MESOP SALIH MUSLIM (PYD) SENDS A LETTER TO WHOM ? CAMERON OR MILLIBAND ?

PYD response to UK government report. – The Democratic Union Party’s Response to UK Government Report 2015

In March 2015, the UK Government published a report in response to the House of Commons Foreign Affairs Committee (titled: UK Government Policy on the Kurdistan Region of Iraq). In this report, the Government outlined its policies towards Iraqi Kurdistan and Syrian Kurds. The report (paragraph 15) unfairly criticised our party, the Democratic Union Party (PYD), despite our latest discussion with UK Special Representative for Syria, Mr Gareth Bayley and the clarification we have already provided. Although we in the PYD welcome the UK Government’s engagement with Kurdish affairs, this paper seeks to clarify our stance regarding the issues raised by the report. The report’s text is in bold and the PYD’s response is in plain text.

  1. The UK has consistently made it clear that it will be very difficult to provide any support for the PYD while they maintain links to the Assad regime and refuse to co-operate fully with the moderate Syrian opposition.
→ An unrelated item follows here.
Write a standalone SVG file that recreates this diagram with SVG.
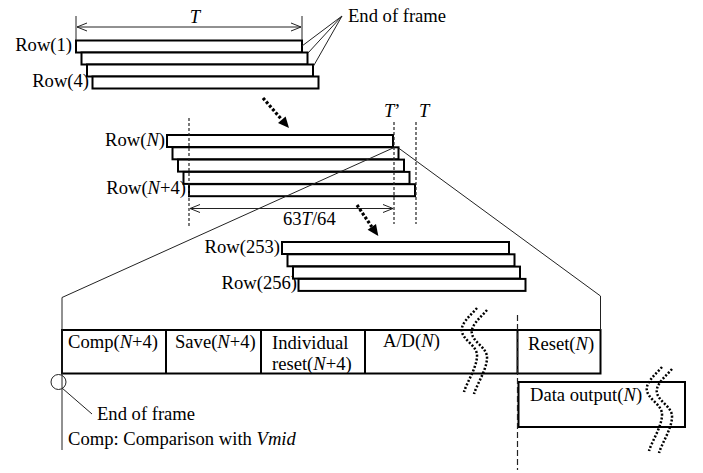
<svg xmlns="http://www.w3.org/2000/svg" width="703" height="473" viewBox="0 0 703 473">
<style>
text{font-family:"Liberation Serif","Times New Roman",serif;font-size:18.6px;fill:#000}
.r{fill:#fff;stroke:#000;stroke-width:2}
.thin{fill:none;stroke:#222;stroke-width:1}
.dash{fill:none;stroke:#222;stroke-width:1.2;stroke-dasharray:3 2}
.ldash{fill:none;stroke:#222;stroke-width:1.2;stroke-dasharray:6 3}
.dot{fill:none;stroke:#000;stroke-width:3.2;stroke-dasharray:2.8 2}
.wave{fill:none;stroke:#000;stroke-width:2.5;stroke-dasharray:2 1.8}
.box{fill:#fff;stroke:#000;stroke-width:2}
</style>
<defs>
<marker id="oa" viewBox="0 0 10 10" refX="10" refY="5" markerWidth="10" markerHeight="10" markerUnits="userSpaceOnUse" orient="auto-start-reverse">
<path d="M0,1 L10,5 L0,9" fill="none" stroke="#222" stroke-width="1"/>
</marker>
<path id="wv" d="M477,308 C470,316 460,324 462,332 C464,341 478,346 477,357 C476,369 467,382 464,392"/>
</defs>

<g id="frame-top">
<rect class="r" x="76" y="40.5" width="226" height="12"/>
<rect class="r" x="81.5" y="52.5" width="226" height="12"/>
<rect class="r" x="87" y="64.5" width="226" height="12"/>
<rect class="r" x="92.5" y="76.5" width="226" height="12"/>
<text x="72" y="51" text-anchor="end">Row(1)</text>
<text x="89" y="87" text-anchor="end">Row(4)</text>
<text x="195" y="23" text-anchor="middle" font-style="italic">T</text>
<text x="348" y="22">End of frame</text>
</g>

<g id="frame-mid">
<rect class="r" x="167" y="135" width="226" height="12"/>
<rect class="r" x="172.5" y="147.3" width="226" height="12"/>
<rect class="r" x="178" y="159.6" width="226" height="12"/>
<rect class="r" x="183.5" y="171.9" width="226" height="12"/>
<rect class="r" x="189" y="184.2" width="226" height="12"/>
<text x="165" y="146" text-anchor="end">Row(<tspan font-style="italic">N</tspan>)</text>
<text x="186" y="194" text-anchor="end">Row(<tspan font-style="italic">N</tspan>+4)</text>
<text x="384" y="117"><tspan font-style="italic">T</tspan>’</text>
<text x="419" y="117" font-style="italic">T</text>
<text x="283" y="225">63<tspan font-style="italic">T</tspan>/64</text>
</g>

<g id="frame-bot">
<rect class="r" x="282" y="242" width="227" height="12"/>
<rect class="r" x="287.5" y="254.3" width="227" height="12"/>
<rect class="r" x="293" y="266.6" width="227" height="12"/>
<rect class="r" x="298.5" y="278.9" width="227" height="12"/>
<text x="280" y="253" text-anchor="end">Row(253)</text>
<text x="297" y="289" text-anchor="end">Row(256)</text>
</g>

<g id="timeline">
<rect class="box" x="62" y="330" width="538.5" height="43.5"/>
<line x1="166" y1="330" x2="166" y2="373.5" stroke="#000" stroke-width="2"/>
<line x1="261" y1="330" x2="261" y2="373.5" stroke="#000" stroke-width="2"/>
<line x1="365" y1="330" x2="365" y2="373.5" stroke="#000" stroke-width="2"/>
<line x1="517.5" y1="330" x2="517.5" y2="373.5" stroke="#000" stroke-width="2"/>
<text x="68" y="348">Comp(<tspan font-style="italic">N</tspan>+4)</text>
<text x="175" y="348">Save(<tspan font-style="italic">N</tspan>+4)</text>
<text x="272" y="349">Individual</text>
<text x="272" y="370">reset(<tspan font-style="italic">N</tspan>+4)</text>
<text x="383" y="347">A/D(<tspan font-style="italic">N</tspan>)</text>
<text x="528" y="350">Reset(<tspan font-style="italic">N</tspan>)</text>
</g>

<g id="data-output">
<rect class="box" x="518.5" y="382" width="166.5" height="45"/>
<text x="530" y="401">Data output(<tspan font-style="italic">N</tspan>)</text>
</g>

<g id="notes">
<circle cx="58.5" cy="382" r="7.5" fill="none" stroke="#222" stroke-width="1"/>
<text x="97" y="420">End of frame</text>
<text x="68" y="445">Comp: Comparison with <tspan font-style="italic">Vmid</tspan></text>
</g>

<g id="connectors">
<line class="thin" x1="76" y1="16" x2="76" y2="40"/>
<line class="thin" x1="302" y1="16" x2="302" y2="40"/>
<line class="thin" x1="77" y1="27" x2="301" y2="27" marker-start="url(#oa)" marker-end="url(#oa)"/>
<line class="thin" x1="342" y1="16" x2="302" y2="46"/>
<line class="thin" x1="342" y1="16" x2="308" y2="53"/>
<line class="thin" x1="342" y1="16" x2="313.5" y2="66"/>

<line class="dash" x1="189" y1="118" x2="189" y2="228"/>
<line class="dash" x1="394" y1="122" x2="394" y2="224"/>
<line class="dash" x1="416" y1="122" x2="416" y2="224"/>
<line class="thin" x1="190" y1="208.5" x2="393" y2="208.5" marker-start="url(#oa)" marker-end="url(#oa)"/>

<line class="dot" x1="263" y1="98" x2="281.8" y2="119.7"/>
<polygon points="289,128 285.6,116.4 278,123" fill="#000"/>
<line class="dot" x1="357" y1="205" x2="371.8" y2="226.9"/>
<polygon points="378.3,236 376,224.1 367.6,229.7" fill="#000"/>

<polyline class="thin" points="393,148 62,297.5 62,450"/>
<polyline class="thin" points="398.5,148 600.5,296 600.5,330"/>
<line class="ldash" x1="517.5" y1="315" x2="517.5" y2="470"/>
<line class="thin" x1="62" y1="388" x2="92" y2="414"/>

<use href="#wv" class="wave"/>
<use href="#wv" class="wave" transform="translate(10,2)"/>
<use href="#wv" class="wave" transform="translate(185,59)"/>
<use href="#wv" class="wave" transform="translate(195,61)"/>
</g>
</svg>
We can assure the UK Government that we have neither direct nor indirect links to the Baathist regime in Syria. Since March 2004, the PYD has been fighting the Assad regime following the Qamishli uprising. More recently, the PYD, People’s Protection Units (YPG), and Women’s Protection Units (YPJ) have clashed with Assad’s forces and their local clienteles in Aleppo city and Al Hasakah Province. The PYD and other Kurdish forces have always sought full co-operation with moderate Syrian opposition groups. However, the so-called “moderate Syrian opposition” is exclusionary and has ignored the demands and rights of minorities including the Kurds. Nonetheless, the PYD and the YPG have worked with moderate factions of the Free Syrian Army (FSA), such as the Euphrates Volcano and Raqa’s Rebels, fighting the Islamic State of Iraq and the Levant (ISIL) terrorists in Kobani.

The PYD welcomes any efforts aimed at opening a more direct dialogue with moderate Syrian opposition groups.

  1. We are also concerned that the PYD maintains some links with the PKK, which is a proscribed organisation in the UK.

Once again, we assure the UK Government that the PYD is an independent Kurdish political party in Syria with its own local leadership. The PYD maintains strong and equal relationships with all Kurdish political parties in the region, including the Kurdistan Democratic Party (KDP), the Patriotic Union of Kurdistan (PUK) and the Kurdistan Workers’ Party (PKK). We have repeatedly clarified to the UK Government that the PYD does not hold any organisational links with the PKK. The latest co-operation between the PYD and the KDP in Kobani and Shengal has proved that the PYD can work with other Kurdish political parties.

  1. The PYD also needs to demonstrate a greater commitment to pluralism, human rights and respect for other political forces within Kurdish controlled areas.

The report ignores the fact that there is an established democratic, pluralistic and self-governing region in Syria’s Kurdistan (Rojava), which fairly represents all local communities, such as Kurds, Arabs, Assyrians and Armenians and has many socio-political achievements fully compatible with Western democratic systems. The report also ignores the role played by the YPG and YPJ in protecting ethnic and religious minorities, such as the Yazidis, Assyrians, and other Christian groups both in Iraq (Shengal, Mosul) and in Rojava. In addition, the report does not mention the heroic resistance of the YPG and the YPJ and their military co-operation with the Peshmerga and the US-led international coalition forces in fighting and ultimately defeating ISIL in Kobani.

  1. We do not support the PYD’s unilateral announcement in November 2013 of forming a temporary administration in the Kurdish areas of Syria. This move was not conducted in consultation with the wider Syrian population or the international community. It will be for all Syrians to decide the exact nature of the political settlement in Syria as part of a transition process, including whether an autonomous region will be created for the Kurds in Syria. “

We are concerned that this characterisation of Rojava initiative bears no relation to the actual situation on the ground. The self-administration was not declared unilaterally by the PYD, but by all diverse ethno-religious communities, including forty socio-political organisations in Rojava, as signatories of the “social contract.” Furthermore, Syria is currently a war zone with no clear possibility of any immediate resolution in sight. In such a dangerous context fraught with tremendous uncertainties, the Kurds cannot be expected to give up Rojava in the expectation that some supposed future transition process will secure the democratic aspirations of the Kurdish people. Given these uncertainties, the PYD insists that the Kurds and all the diverse communities in the liberated cantons should be permitted to hold onto Rojava self-administration at least until guarantees of representation of their demands in a future transition agreement is a genuine possibility. In fact, we would propose the devolved democratic model that has been established in Rojava as a viable model of popular democracy that should be adopted in a future free and democratic Syria. Finally, we would be very grateful if Her Majesty’s Government would send an independent fact-finding and advisory mission to the three Kurdish cantons in Rojava to report on those matters.